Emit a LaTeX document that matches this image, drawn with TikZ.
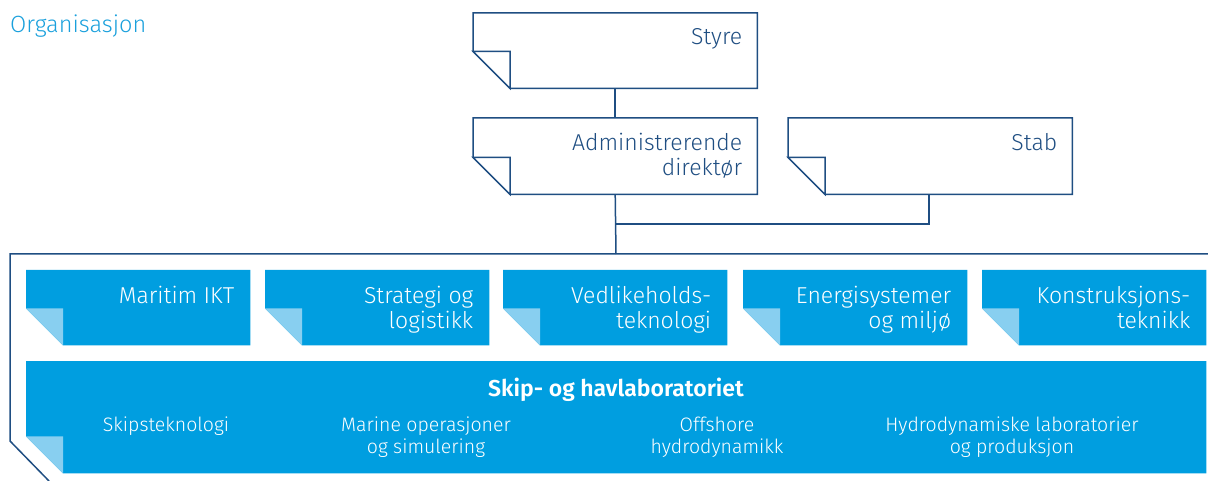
\documentclass[tikz,border=0pt]{standalone}
\usepackage{fontspec}
\setmainfont{Fira Sans}[UprightFont=* Light, BoldFont=* SemiBold]
\definecolor{navy}{HTML}{1F4E82}
\definecolor{cyanfill}{HTML}{009EE0}
\definecolor{foldblue}{HTML}{88CFF0}
\definecolor{titlecyan}{HTML}{1AA0DC}
\tikzset{
  frame/.style={draw=navy, line width=1.5pt},
  outlinebody/.style={draw=navy, fill=white, line width=1.5pt},
  outlinefold/.style={draw=navy, fill=white, line width=1.5pt, line join=miter},
  bluebody/.style={fill=cyanfill},
  bluefold/.style={fill=foldblue},
  boxnode/.style={draw=none, inner sep=0pt, anchor=north west},
  darklabel/.style={anchor=base east, align=right, text=navy, font=\fontsize{23}{25}\selectfont, inner sep=0pt},
  whitelabel/.style={anchor=base east, align=right, text=white, font=\fontsize{23}{25}\selectfont, inner sep=0pt},
  sublabel/.style={align=center, text=white, font=\fontsize{19.5}{22.5}\selectfont, inner sep=0pt, anchor=base},
  conn/.style={draw=navy, line width=1.5pt},
}
\newcommand{\foldshape}[4]{%
  \path[#2] (#1.north west) -- (#1.north east) -- (#1.south east) -- ([xshift=37pt]#1.south west) -- ([yshift=37pt]#1.south west) -- cycle;
  \path[#3] ([yshift=37pt]#1.south west) -- ([xshift=37pt,yshift=37pt]#1.south west) -- ([xshift=37pt]#1.south west) -- cycle;
}
\begin{document}
\begin{tikzpicture}[x=1pt,y=-1pt]
\useasboundingbox (0,0) rectangle (1208,481);
% title
\node[anchor=base west, text=titlecyan, font=\fontsize{23.5}{26}\selectfont, inner sep=0pt] (title) at (10,33) {Organisasjon};
% outlined boxes
\node[boxnode, minimum width=284pt, minimum height=75pt] (styre) at (473,13) {};
\node[boxnode, minimum width=284pt, minimum height=76pt] (adm) at (473,118) {};
\node[boxnode, minimum width=284pt, minimum height=76pt] (stab) at (788,118) {};
% connectors
\coordinate (split) at (616,224);
\coordinate (framein) at (616,254);
\draw[conn] (styre.south) -- (adm.north);
\draw[conn] (adm.south) -- (framein);
\draw[conn] (split) -| (stab.south -| 929,0);
% outer frame
\coordinate (frameR) at (1208,254);
\coordinate (frameL) at (10,254);
\draw[frame] (frameR) -- (frameL) -- (10,441) -- (49,481);
\foldshape{styre}{outlinebody}{outlinefold}{}
\foldshape{adm}{outlinebody}{outlinefold}{}
\foldshape{stab}{outlinebody}{outlinefold}{}
\node[darklabel] (styreT) at ([xshift=-15pt,yshift=-32pt]styre.north east) {Styre};
\node[darklabel] (admT) at ([xshift=-15pt,yshift=-58pt]adm.north east) {Administrerende\\direktør};
\node[darklabel] (stabT) at ([xshift=-15pt,yshift=-33pt]stab.north east) {Stab};
% blue boxes
\foreach \n/\x in {b1/26, b2/265, b3/503, b4/743, b5/982} {
  \node[boxnode, minimum width=224pt, minimum height=75pt] (\n) at (\x,270) {};
  \foldshape{\n}{bluebody}{bluefold}{}
}
\node[whitelabel] (b1T) at ([xshift=-16pt,yshift=-33pt]b1.north east) {Maritim IKT};
\node[whitelabel] (b2T) at ([xshift=-16pt,yshift=-58pt]b2.north east) {Strategi og\\logistikk};
\node[whitelabel] (b3T) at ([xshift=-16pt,yshift=-58pt]b3.north east) {Vedlikeholds-\\teknologi};
\node[whitelabel] (b4T) at ([xshift=-16pt,yshift=-58pt]b4.north east) {Energisystemer\\og miljø};
\node[whitelabel] (b5T) at ([xshift=-16pt,yshift=-58pt]b5.north east) {Konstruksjons-\\teknikk};
% big box
\node[boxnode, minimum width=1180pt, minimum height=112pt] (lab) at (26,361) {};
\foldshape{lab}{bluebody}{bluefold}{}
\node[anchor=base, text=white, font=\bfseries\fontsize{23}{26}\selectfont, inner sep=0pt] (labT) at (616,396) {Skip- og havlaboratoriet};
\node[sublabel] (s1) at (166,431) {Skipsteknologi};
\node[sublabel] (s2) at (426,453.5) {Marine operasjoner\\og simulering};
\node[sublabel] (s3) at (717,453.5) {Offshore\\hydrodynamikk};
\node[sublabel] (s4) at (1012,453.5) {Hydrodynamiske laboratorier\\og produksjon};
\end{tikzpicture}
\end{document}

☆ ☆ ☆ ☆ ☆

## AIM
Extract all the data above exactly, excluding every picture.

## WRITTEN SOLUTION
Emit a LaTeX document that matches this image, drawn with TikZ.
\documentclass[tikz,border=0pt]{standalone}
\usepackage{fontspec}
\setmainfont{Fira Sans}[UprightFont=* Light, BoldFont=* SemiBold]
\definecolor{navy}{HTML}{1F4E82}
\definecolor{cyanfill}{HTML}{009EE0}
\definecolor{foldblue}{HTML}{88CFF0}
\definecolor{titlecyan}{HTML}{1AA0DC}
\tikzset{
  frame/.style={draw=navy, line width=1.5pt},
  outlinebody/.style={draw=navy, fill=white, line width=1.5pt},
  outlinefold/.style={draw=navy, fill=white, line width=1.5pt, line join=miter},
  bluebody/.style={fill=cyanfill},
  bluefold/.style={fill=foldblue},
  boxnode/.style={draw=none, inner sep=0pt, anchor=north west},
  darklabel/.style={anchor=base east, align=right, text=navy, font=\fontsize{23}{25}\selectfont, inner sep=0pt},
  whitelabel/.style={anchor=base east, align=right, text=white, font=\fontsize{23}{25}\selectfont, inner sep=0pt},
  sublabel/.style={align=center, text=white, font=\fontsize{19.5}{22.5}\selectfont, inner sep=0pt, anchor=base},
  conn/.style={draw=navy, line width=1.5pt},
}
\newcommand{\foldshape}[4]{%
  \path[#2] (#1.north west) -- (#1.north east) -- (#1.south east) -- ([xshift=37pt]#1.south west) -- ([yshift=37pt]#1.south west) -- cycle;
  \path[#3] ([yshift=37pt]#1.south west) -- ([xshift=37pt,yshift=37pt]#1.south west) -- ([xshift=37pt]#1.south west) -- cycle;
}
\begin{document}
\begin{tikzpicture}[x=1pt,y=-1pt]
\useasboundingbox (0,0) rectangle (1208,481);
% title
\node[anchor=base west, text=titlecyan, font=\fontsize{23.5}{26}\selectfont, inner sep=0pt] (title) at (10,33) {Organisasjon};
% outlined boxes
\node[boxnode, minimum width=284pt, minimum height=75pt] (styre) at (473,13) {};
\node[boxnode, minimum width=284pt, minimum height=76pt] (adm) at (473,118) {};
\node[boxnode, minimum width=284pt, minimum height=76pt] (stab) at (788,118) {};
% connectors
\coordinate (split) at (616,224);
\coordinate (framein) at (616,254);
\draw[conn] (styre.south) -- (adm.north);
\draw[conn] (adm.south) -- (framein);
\draw[conn] (split) -| (stab.south -| 929,0);
% outer frame
\coordinate (frameR) at (1208,254);
\coordinate (frameL) at (10,254);
\draw[frame] (frameR) -- (frameL) -- (10,441) -- (49,481);
\foldshape{styre}{outlinebody}{outlinefold}{}
\foldshape{adm}{outlinebody}{outlinefold}{}
\foldshape{stab}{outlinebody}{outlinefold}{}
\node[darklabel] (styreT) at ([xshift=-15pt,yshift=-32pt]styre.north east) {Styre};
\node[darklabel] (admT) at ([xshift=-15pt,yshift=-58pt]adm.north east) {Administrerende\\direktør};
\node[darklabel] (stabT) at ([xshift=-15pt,yshift=-33pt]stab.north east) {Stab};
% blue boxes
\foreach \n/\x in {b1/26, b2/265, b3/503, b4/743, b5/982} {
  \node[boxnode, minimum width=224pt, minimum height=75pt] (\n) at (\x,270) {};
  \foldshape{\n}{bluebody}{bluefold}{}
}
\node[whitelabel] (b1T) at ([xshift=-16pt,yshift=-33pt]b1.north east) {Maritim IKT};
\node[whitelabel] (b2T) at ([xshift=-16pt,yshift=-58pt]b2.north east) {Strategi og\\logistikk};
\node[whitelabel] (b3T) at ([xshift=-16pt,yshift=-58pt]b3.north east) {Vedlikeholds-\\teknologi};
\node[whitelabel] (b4T) at ([xshift=-16pt,yshift=-58pt]b4.north east) {Energisystemer\\og miljø};
\node[whitelabel] (b5T) at ([xshift=-16pt,yshift=-58pt]b5.north east) {Konstruksjons-\\teknikk};
% big box
\node[boxnode, minimum width=1180pt, minimum height=112pt] (lab) at (26,361) {};
\foldshape{lab}{bluebody}{bluefold}{}
\node[anchor=base, text=white, font=\bfseries\fontsize{23}{26}\selectfont, inner sep=0pt] (labT) at (616,396) {Skip- og havlaboratoriet};
\node[sublabel] (s1) at (166,431) {Skipsteknologi};
\node[sublabel] (s2) at (426,453.5) {Marine operasjoner\\og simulering};
\node[sublabel] (s3) at (717,453.5) {Offshore\\hydrodynamikk};
\node[sublabel] (s4) at (1012,453.5) {Hydrodynamiske laboratorier\\og produksjon};
\end{tikzpicture}
\end{document}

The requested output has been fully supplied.